To my Friends and Family,

This week I had many incredible experiences. We had the opportunity to hear from Elder Oaks a couple days ago and Elder Bednar today (two modern day prophets of God). Elder Oaks discussed the importance of losing yourself in the work and taught that whoever shall lose his life shall find it. Elder Bednar was very casual and passed out cell phones for all the missionaries to ask questions. Both men were amazing and it was especially special because this past Tuesday was not a great day for me to start, but through trying to serve my investigators and companion, and giving a blessing to a sister, I was able to feel so much better. In addition, it is incredibly rare for two apostles to speak at the MTC in a week, so it was just a tender mercy I guess. Plus we got "randomly" picked to sit in the very front during Elder Oaks' talk. Aside from that, the week progressed as usual: we learned Korean, taught investigators, learned about the gospel, and felt the Spirit. 

So the Korean lesson of the week is something we call the Glue principle. So for some conjugations (Past tense, want to form etc.) you have to use something called glue, which is basically just adding an ending and conjugating it. Its just super hard to do because there are tons of exceptions and its hard to do on the spot. But at the same time, its really cool because it is very organized and logical. 

So my lesson I learned about Christ comes from Matthew 27 and Mathew 4. In Matthew 4, the Lord is tempted by the devil with the word "if" three times. The devil tried to get the Savior to question his divine purpose and care for his physical hunger, pride, or fear. Then in Matthew 27, the crucifiers mocked Him on the cross and demanded that if He be the Son of God, then he should let himself down or if God be with him, he should come down from the cross. The two most dangerous sins are pride and doubt. They are opposites.  Pride is a sin because we think we are better than God. Doubt is a sin because we doubt God and are ungrateful for our blessings. Doubt destroys our faith, cripples our soul, and can physically lead to depression, anxiety, and pain. We feel alone and lost because we don't remember our calling, lineage, or purpose. Christ never forgot that he was a Son of God. We must never forget, especially during our own trials and while we bear our own crosses, that we are children of God, who will never abandon us if we go to Him in prayer. 

Finally, I want to talk about how we can receive this peace in our time of doubt. The Restored Gospel can bring peace to our minds and hope to our hearts. I've seen it work for me and so many people around me. I've seen it work for our investigators that we teach and people who have no conception of or belief in God. Listen to the modern prophets and the restored scriptures like the Book of Mormon. The lesson or chapter doesn't matter; pick anything from any conference or book. Then pray before you read or listen and ask God if these words are true. Then read and study it out in your mind. If you do, you will feel a prick or feeling in your heart that will testify to you that these words are true. If we follow these words, we will not be led astray and our doubts will be overcome by hope and faith.

With Love,
Elder Coleman

Thursday, November 20, 2014

November 20, 2014

To my friends and family,

Today was as expected, a much less exciting and busy week. We are pretty settled into the routine at the MTC and teaching two investigators at a time (yes in full Korean). I've just been loving watching the progression of the missionaries spiritually and in the language. Oh and basketball is pretty fun as well.
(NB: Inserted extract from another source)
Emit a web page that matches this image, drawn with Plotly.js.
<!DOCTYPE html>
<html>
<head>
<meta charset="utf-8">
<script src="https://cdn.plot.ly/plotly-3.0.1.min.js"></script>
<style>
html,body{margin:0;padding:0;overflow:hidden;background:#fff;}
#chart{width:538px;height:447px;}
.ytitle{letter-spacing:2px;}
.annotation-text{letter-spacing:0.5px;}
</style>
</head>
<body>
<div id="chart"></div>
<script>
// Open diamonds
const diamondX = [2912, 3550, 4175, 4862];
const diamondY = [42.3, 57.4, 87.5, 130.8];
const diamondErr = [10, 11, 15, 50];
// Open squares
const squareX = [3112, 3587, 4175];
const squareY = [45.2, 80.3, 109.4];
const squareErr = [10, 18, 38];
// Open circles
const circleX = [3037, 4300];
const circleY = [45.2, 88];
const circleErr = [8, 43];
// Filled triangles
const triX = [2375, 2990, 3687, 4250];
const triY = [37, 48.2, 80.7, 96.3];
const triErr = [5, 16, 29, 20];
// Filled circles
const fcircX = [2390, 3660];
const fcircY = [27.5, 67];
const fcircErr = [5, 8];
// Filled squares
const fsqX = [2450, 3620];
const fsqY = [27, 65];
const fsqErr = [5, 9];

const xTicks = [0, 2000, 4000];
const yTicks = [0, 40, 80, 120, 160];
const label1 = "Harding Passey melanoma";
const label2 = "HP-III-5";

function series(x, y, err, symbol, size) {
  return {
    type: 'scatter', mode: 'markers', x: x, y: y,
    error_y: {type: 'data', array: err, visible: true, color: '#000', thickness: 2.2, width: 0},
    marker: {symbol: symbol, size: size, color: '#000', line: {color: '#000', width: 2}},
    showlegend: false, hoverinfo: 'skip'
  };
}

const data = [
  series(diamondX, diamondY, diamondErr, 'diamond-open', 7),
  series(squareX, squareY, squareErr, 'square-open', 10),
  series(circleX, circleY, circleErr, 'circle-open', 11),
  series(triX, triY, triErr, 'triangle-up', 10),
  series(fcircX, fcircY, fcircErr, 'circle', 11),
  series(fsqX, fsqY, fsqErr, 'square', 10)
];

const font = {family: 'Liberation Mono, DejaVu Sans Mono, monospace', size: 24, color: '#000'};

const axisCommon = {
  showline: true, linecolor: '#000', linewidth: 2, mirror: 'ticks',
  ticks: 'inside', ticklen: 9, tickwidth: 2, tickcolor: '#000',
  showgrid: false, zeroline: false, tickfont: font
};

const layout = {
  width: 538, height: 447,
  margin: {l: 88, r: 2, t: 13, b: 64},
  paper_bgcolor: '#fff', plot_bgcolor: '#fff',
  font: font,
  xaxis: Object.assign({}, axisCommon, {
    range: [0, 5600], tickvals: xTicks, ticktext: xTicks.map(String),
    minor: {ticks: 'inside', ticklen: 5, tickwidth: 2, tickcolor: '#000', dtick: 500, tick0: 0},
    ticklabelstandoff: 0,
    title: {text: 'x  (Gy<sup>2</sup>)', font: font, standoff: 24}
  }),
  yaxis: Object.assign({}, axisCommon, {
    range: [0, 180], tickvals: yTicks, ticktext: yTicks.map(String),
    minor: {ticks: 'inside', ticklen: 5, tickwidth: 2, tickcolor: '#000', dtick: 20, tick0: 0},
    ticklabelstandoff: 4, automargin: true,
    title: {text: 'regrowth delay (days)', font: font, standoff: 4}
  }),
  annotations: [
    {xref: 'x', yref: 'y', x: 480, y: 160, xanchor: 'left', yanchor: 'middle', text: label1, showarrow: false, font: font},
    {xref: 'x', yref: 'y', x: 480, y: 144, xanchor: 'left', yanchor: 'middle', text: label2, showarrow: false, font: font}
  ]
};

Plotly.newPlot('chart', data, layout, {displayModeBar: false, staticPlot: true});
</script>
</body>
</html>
So the Korean lesson for the week is about verb conjugation. So just like other languages, you can conjugate the verb into different tenses, the three main tenses being past, present, and future. In addition, there are also different stages of honoring a person: high form for addressing those at a higher level or strangers (Missionaries generally use this), middle form for addressing friends and people at the same level, and low form for only close friends, family, and children. It takes a while to get them all strait and conjugate them on the spot, but its pretty cool once you get the hang of it. 

MTC District
So I learned a lot about Christ this week, but the best lesson was from a video that I saw from Elder Bednar, called the "Character of Christ". His argument was that to really be converted and to really follow Christ, we have to have his characteristics, especially charity. Elder Bednar describes that when Christ suffers, instead of turning inward and being selfish like the natural man, he turns outward and helps others. During my hours of studying the New Testament and Jesus the Christ, I've found so many examples of this divine characteristic. I encourage all of you to look to the scriptures to find how Christ acts in all situations and try to implement that in your own life.
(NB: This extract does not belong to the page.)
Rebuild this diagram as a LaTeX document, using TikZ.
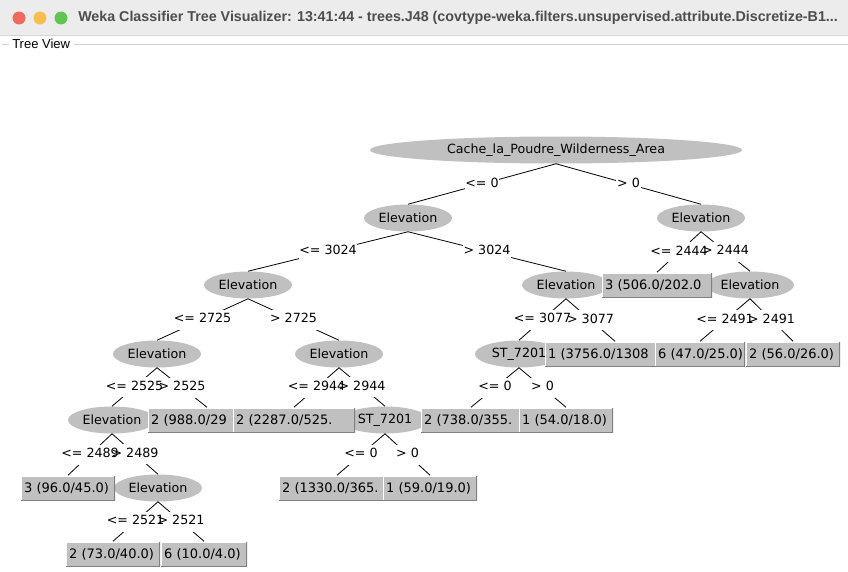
\documentclass[tikz,border=0pt]{standalone}
\usepackage{fontspec}
\setmainfont{DejaVu Sans}
\newfontfamily\barfont{Liberation Sans}
\usetikzlibrary{shapes.geometric}
\definecolor{nodegray}{RGB}{192,192,192}
\definecolor{shadegray}{RGB}{128,128,128}
\definecolor{bargray}{RGB}{236,236,236}
\definecolor{barline}{RGB}{214,214,214}
\definecolor{titlegray}{RGB}{77,77,77}
\definecolor{etchgray}{RGB}{208,208,208}
\definecolor{lightred}{RGB}{237,106,94}
\definecolor{lightyellow}{RGB}{245,190,79}
\definecolor{lightgreen}{RGB}{97,197,84}
\newcommand{\treefont}{\fontsize{9.5}{11}\selectfont}
\newcommand{\leaffont}{\fontsize{9.75}{11}\selectfont}
% parent/child/test of every branch
\newcommand{\treebranches}{root/n1/{<= 0}, root/n2/{> 0},
    n1/n3/{<= 3024}, n1/n4/{> 3024}, n2/l1/{<= 2444}, n2/n5/{> 2444},
    n3/n6/{<= 2725}, n3/n7/{> 2725}, n4/n8/{<= 3077}, n4/l2/{> 3077},
    n5/l3/{<= 2491}, n5/l4/{> 2491}, n6/n9/{<= 2525}, n6/l5/{> 2525},
    n7/l6/{<= 2944}, n7/n10/{> 2944}, n8/l7/{<= 0}, n8/l8/{> 0},
    n9/l9/{<= 2489}, n9/n11/{> 2489}, n10/l10/{<= 0}, n10/l11/{> 0},
    n11/l12/{<= 2521}, n11/l13/{> 2521}}

\begin{document}
\begin{tikzpicture}[x=0.75pt, y=-0.75pt,
    split/.style={ellipse, fill=nodegray, inner sep=0pt, minimum width=66pt, minimum height=20.25pt, font=\treefont},
    leaf/.style={rectangle, fill=nodegray, inner xsep=2.25pt, inner ysep=0pt, minimum height=18.75pt, align=left, font=\leaffont,
        path picture={
            \draw[white, line width=1.5pt] (path picture bounding box.south west) -- (path picture bounding box.north west) -- (path picture bounding box.north east);
            \draw[shadegray, line width=1.5pt] (path picture bounding box.south west) -- (path picture bounding box.south east) -- (path picture bounding box.north east);
        }},
    cond/.style={inner xsep=0.5pt, inner ysep=3pt, text height=7pt, text depth=2pt, font=\treefont},
    wash/.style={cond, fill=white},
    branch/.style={draw=black, line width=0.6pt}
]
\useasboundingbox[fill=white] (0,0) rectangle (848,571);

% window title bar
\fill[bargray] (0,0) rectangle (848,35);
\draw[barline] (0,35) -- (848,35);
\fill[lightred] (19,18) circle (6.5);
\fill[lightyellow] (40,18) circle (6.5);
\fill[lightgreen] (61,18) circle (6.5);
\node[anchor=west, inner sep=0pt, text=titlegray, font=\barfont\bfseries\fontsize{10.7}{12}\selectfont] (wintitle) at (78,18)
    {Weka Classifier Tree Visualizer: 13:41:44 - trees.J48 (covtype-weka.filters.unsupervised.attribute.Discretize-B1...};
\node[anchor=west, inner sep=0pt, font=\barfont\fontsize{9.75}{11}\selectfont] (viewtitle) at (12,44) {Tree View};
\draw[etchgray] (2,44) -- ([xshift=-2pt]viewtitle.west);
\draw[etchgray] ([xshift=3pt]viewtitle.east) -- (848,44);

% split nodes
\node[split, minimum width=279pt] (root) at (556,150) {Cache\_la\_Poudre\_Wilderness\_Area};
\node[split] (n1) at (408,218) {Elevation};
\node[split] (n2) at (701,218) {Elevation};
\node[split] (n3) at (248,285) {Elevation};
\node[split] (n4) at (566,285) {Elevation};
\node[split] (n5) at (750,285) {Elevation};
\node[split] (n6) at (157,354) {Elevation};
\node[split] (n7) at (339,354) {Elevation};
\node[split] (n8) at (519,354) {ST\_7201};
\node[split] (n9) at (112,420) {Elevation};
\node[split] (n10) at (385,420) {ST\_7201};
\node[split] (n11) at (158,488) {Elevation};

% leaves, later ones lie over earlier ones
\node[leaf, text width=66pt] (l9) at (68,488) {3~(96.0/45.0)};
\node[leaf, text width=66pt] (l12) at (113,554) {2~(73.0/40.0)};
\node[leaf, text width=60pt] (l13) at (204,554) {6~(10.0/4.0)};
\node[leaf, text width=84pt] (l5) at (207,420) {2~(988.0/29};
\node[leaf, text width=87pt] (l6) at (294,420) {2~(2287.0/525.};
\node[leaf, text width=82.5pt] (l10) at (337,488) {2~(1330.0/365.};
\node[leaf, text width=66pt] (l11) at (430,488) {1~(59.0/19.0)};
\node[leaf, text width=70.5pt] (l7) at (471,420) {2~(738.0/355.};
\node[leaf, text width=66pt] (l8) at (566,420) {1~(54.0/18.0)};
\node[leaf, text width=100.5pt] (l2) at (615,354) {1~(3756.0/1308};
\node[leaf, text width=78pt] (l1) at (657,285) {3~(506.0/202.0};
\node[leaf, text width=63pt] (l3) at (700,354) {6~(47.0/25.0)};
\node[leaf, text width=66pt] (l4) at (793,354) {2~(56.0/26.0)};

% branches first, then the tests on top of them
\foreach \p/\c/\t in \treebranches
    \draw[branch] (\p.south) -- node[wash] {\phantom{\t}} (\c.north);
\foreach \p/\c/\t in \treebranches
    \path (\p.south) -- node[cond] {\t} (\c.north);
\end{tikzpicture}
\end{document}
Finally, I had another amazing experience with the restored gospel this week. We were teaching one of our investigators about who Joseph Smith was and how the Book of Mormon can bless her life. So we read a lot from the scriptures and showed her the history; however, she wasn't convinced until she got on her knees and prayed. Just as James 1:5 directs, we can receive an answer to all things if we "study it out" and then "ask god if it be right" (D&C 9). 

With Love,
Elder Coleman

Thursday, November 13, 2014

November 13, 2014

To my ward friends and family,

Thank you to everyone who sent me emails, letters, and gave encouragement to me throughout this entire process and during my life. All of your advice, kindness, and effort has truly touched me as I move onto a new chapter in life. Specifically, I would like to thank the Permenters, Walburgers, Andersens, Seibers, Varinis, Elwells (Sam and Amelia as well), Lyons, and the Burns for the wonderful letters. I cannot respond to all of them, but you have my sincere gratitude. 

So the format of the letters will be simple. First, I'll give some important events that occurred. Next, based off my Mission President's advice, I will share an experience with the new culture or language, a testimony of Christ, and a testimony of the Restoration. 
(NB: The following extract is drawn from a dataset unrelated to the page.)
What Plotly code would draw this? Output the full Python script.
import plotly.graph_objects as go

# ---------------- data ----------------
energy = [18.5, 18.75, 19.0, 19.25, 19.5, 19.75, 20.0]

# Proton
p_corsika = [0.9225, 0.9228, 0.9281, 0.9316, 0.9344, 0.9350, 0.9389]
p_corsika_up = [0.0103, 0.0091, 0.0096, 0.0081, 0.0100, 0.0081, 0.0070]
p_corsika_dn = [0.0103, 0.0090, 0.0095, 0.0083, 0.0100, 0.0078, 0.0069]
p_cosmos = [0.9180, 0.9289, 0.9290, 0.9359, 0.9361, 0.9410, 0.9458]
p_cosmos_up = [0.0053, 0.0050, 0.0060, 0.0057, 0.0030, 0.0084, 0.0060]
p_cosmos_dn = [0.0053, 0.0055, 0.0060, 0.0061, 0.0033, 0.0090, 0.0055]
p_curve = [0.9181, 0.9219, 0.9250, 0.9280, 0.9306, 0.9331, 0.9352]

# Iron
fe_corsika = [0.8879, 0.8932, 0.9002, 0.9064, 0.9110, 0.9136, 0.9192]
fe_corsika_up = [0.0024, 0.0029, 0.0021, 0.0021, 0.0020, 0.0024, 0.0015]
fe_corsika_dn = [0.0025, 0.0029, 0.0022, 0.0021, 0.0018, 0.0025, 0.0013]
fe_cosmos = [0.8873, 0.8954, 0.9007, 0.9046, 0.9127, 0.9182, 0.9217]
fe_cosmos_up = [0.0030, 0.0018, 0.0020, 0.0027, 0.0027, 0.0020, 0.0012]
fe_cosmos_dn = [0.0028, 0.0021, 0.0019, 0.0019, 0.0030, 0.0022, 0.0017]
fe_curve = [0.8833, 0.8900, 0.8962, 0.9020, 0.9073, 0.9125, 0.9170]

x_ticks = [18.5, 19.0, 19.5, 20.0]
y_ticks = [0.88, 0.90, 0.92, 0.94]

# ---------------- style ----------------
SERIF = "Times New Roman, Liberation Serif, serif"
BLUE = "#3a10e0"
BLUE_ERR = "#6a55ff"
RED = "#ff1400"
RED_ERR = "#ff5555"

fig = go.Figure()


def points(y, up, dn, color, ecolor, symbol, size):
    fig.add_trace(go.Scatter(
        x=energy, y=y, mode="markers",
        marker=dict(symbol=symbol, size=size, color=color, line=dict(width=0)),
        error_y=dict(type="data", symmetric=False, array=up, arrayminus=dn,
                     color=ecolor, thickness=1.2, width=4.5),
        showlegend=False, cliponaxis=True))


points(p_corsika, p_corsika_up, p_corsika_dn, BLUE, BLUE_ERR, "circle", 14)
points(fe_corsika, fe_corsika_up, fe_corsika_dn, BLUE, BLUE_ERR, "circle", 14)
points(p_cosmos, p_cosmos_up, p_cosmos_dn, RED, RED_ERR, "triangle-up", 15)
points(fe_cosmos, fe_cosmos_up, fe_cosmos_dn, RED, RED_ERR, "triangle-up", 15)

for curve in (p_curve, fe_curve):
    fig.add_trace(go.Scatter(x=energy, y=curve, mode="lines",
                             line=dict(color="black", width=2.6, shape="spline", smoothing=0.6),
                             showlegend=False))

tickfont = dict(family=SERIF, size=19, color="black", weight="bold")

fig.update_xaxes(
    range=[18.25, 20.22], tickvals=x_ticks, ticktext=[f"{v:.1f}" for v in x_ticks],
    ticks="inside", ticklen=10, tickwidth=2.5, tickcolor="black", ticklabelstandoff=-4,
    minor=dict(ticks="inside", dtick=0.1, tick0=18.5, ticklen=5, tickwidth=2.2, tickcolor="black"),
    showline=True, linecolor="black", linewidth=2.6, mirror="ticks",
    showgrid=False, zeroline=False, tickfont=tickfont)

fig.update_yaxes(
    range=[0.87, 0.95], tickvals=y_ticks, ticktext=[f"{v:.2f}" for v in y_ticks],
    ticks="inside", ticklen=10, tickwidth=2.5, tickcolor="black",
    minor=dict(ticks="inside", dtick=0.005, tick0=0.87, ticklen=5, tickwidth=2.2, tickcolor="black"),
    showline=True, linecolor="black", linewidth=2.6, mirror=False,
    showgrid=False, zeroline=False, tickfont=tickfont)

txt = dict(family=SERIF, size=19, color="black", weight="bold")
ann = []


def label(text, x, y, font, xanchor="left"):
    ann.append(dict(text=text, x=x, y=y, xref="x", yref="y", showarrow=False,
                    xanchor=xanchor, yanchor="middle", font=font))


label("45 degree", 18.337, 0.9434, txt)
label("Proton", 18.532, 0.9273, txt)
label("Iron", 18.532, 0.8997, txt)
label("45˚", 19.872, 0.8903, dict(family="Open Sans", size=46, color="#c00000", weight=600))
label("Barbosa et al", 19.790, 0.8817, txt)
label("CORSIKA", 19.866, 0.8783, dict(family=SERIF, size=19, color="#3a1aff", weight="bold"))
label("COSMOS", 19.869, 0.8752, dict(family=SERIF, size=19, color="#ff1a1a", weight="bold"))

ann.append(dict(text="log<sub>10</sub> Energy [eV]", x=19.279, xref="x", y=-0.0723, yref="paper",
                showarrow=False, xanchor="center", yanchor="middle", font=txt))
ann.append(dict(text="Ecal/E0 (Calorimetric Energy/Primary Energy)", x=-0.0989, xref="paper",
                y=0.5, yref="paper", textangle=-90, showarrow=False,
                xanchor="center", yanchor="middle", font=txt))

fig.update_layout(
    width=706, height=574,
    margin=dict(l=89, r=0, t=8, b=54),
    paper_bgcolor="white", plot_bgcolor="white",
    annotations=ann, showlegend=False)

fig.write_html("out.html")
So to start, this week was incredible. Incredible as in impossible, glorious, invigorating, splendid, demanding, and any other word you can think of. The Spirit is strong here, and you can almost taste it in the cholesterol and trans-fat packed "food". But I really do actually like the food... My companion is incredible. he is the District Leader and although he is young, he is learning to become a leader and a fantastic missionary. I have to remind him occasionally of his purpose and calling, but he is truly incredible and I am blessed to have him. We have taught 4 investigators in Korean and we can pray fluently, read the scriptures (slowly and we don't know what they say), and I personally have learned over 100 vocab words. Its a humbling but empowering experience. 

So a tad bit on the Korean language. Sentences are inverted so that the word order is subject, object, and verb, which is super cool and fun. We have only learned basic sentence structure and one prepositional phrase structure, but I love it.

Now a little bit on Christ. Goo-Joo (romanized) is the word for Savior in Korean. When I came into my room the first day, I found a picture of the Lamb of God stuck in between my mattress, so whenever I looked up at the bed, I saw the Savior. I've had so many touching experiences with my Savior this week, that I can't share them all. But when we taught Be-Gu-noo (our investigator's name) all we could say in the language were simple sentences like "Jesus loves you," or "Jesus is your Savior". But that's all we needed. The Spirit testified that Christ was in fact his Savior, and when we asked if he believed he said "ne, Cho-nun mit-da' (yes, I believe).

For all of those who are not LDS or who don't have a firm testimony of the Restoration, I testify to you it is real. There are prophets today. God still speaks to his people and his Gospel is present on the earth today. The Holy Spirit will testify to you if you read the book of Mormon and pray sincerely. I can't teach you. No man can teach you. I can't prove it to you. But God can. Pray. Ask. Listen. Humble yourself. And you will know for yourself.